Hello @andwhatabout,
Welcome to the forum!
In July your node has been paid for the actually used space and bandwidth, not for the Average Disk Space Used This Month, which is used only for estimations.
However, your node may have a not deleted data yet (either in blobs waiting for the Bloom Filter and the Garbage Collector or in the trash). The data older than 7 days would be removed from the trash automatically, you do not need to do anything.
If the node calculated the average usage more correctly (ignoring missing or incomplete reports from the satellites), and the databases would have correctly calculated local usage, the estimation would be more accurate.

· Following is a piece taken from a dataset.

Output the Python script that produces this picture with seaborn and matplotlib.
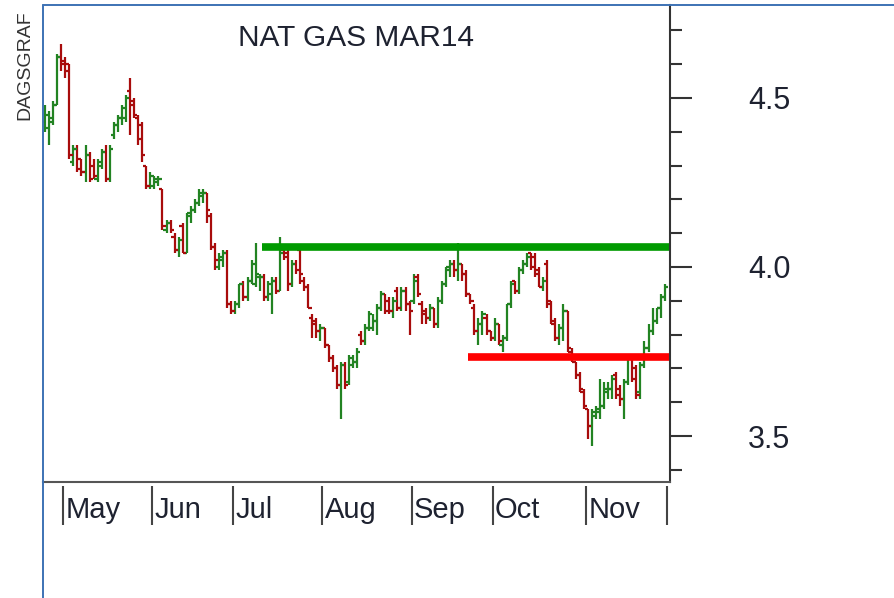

There are two ongoing issues:
- The Average disk space is incorrect Avg disk space used dropped with 60-70%
- The Disk usage could be incorrect for your setup (local issues): Disk usage discrepancy?
Both contributes to the incorrect estimations. However, your node is paid accordingly sent orders by your node, they accounts used space in GBh, not an average over the month, so they are pretty precise. Unfortunately due issues above SNOs now do not have a reliable method to verify their correctness.
The first issue can be fixed with this feature: Fix storage usage gaps displaying · Issue #7009 · storj/storj · GitHub
The second issue can be fixed by SNO by either optimizing the storage or by enabling scan on startup if you disabled it (it’s enabled by default) and disabling a lazy mode, then wait until the used-space-filewalker would calculate the used space and update databases. It should be successfully finished for all trusted satellites and your node should not have errors related to the databases and/or filewalkers. Then you would have at least correct numbers on the piechart.
The average could be still wrong, there is no workaround. So, when the satellites would be able to report the average used space, then the estimation would slowly adapt, however, it would still being an estimation (it assumes, that the usage would be the same to calculate the estimation).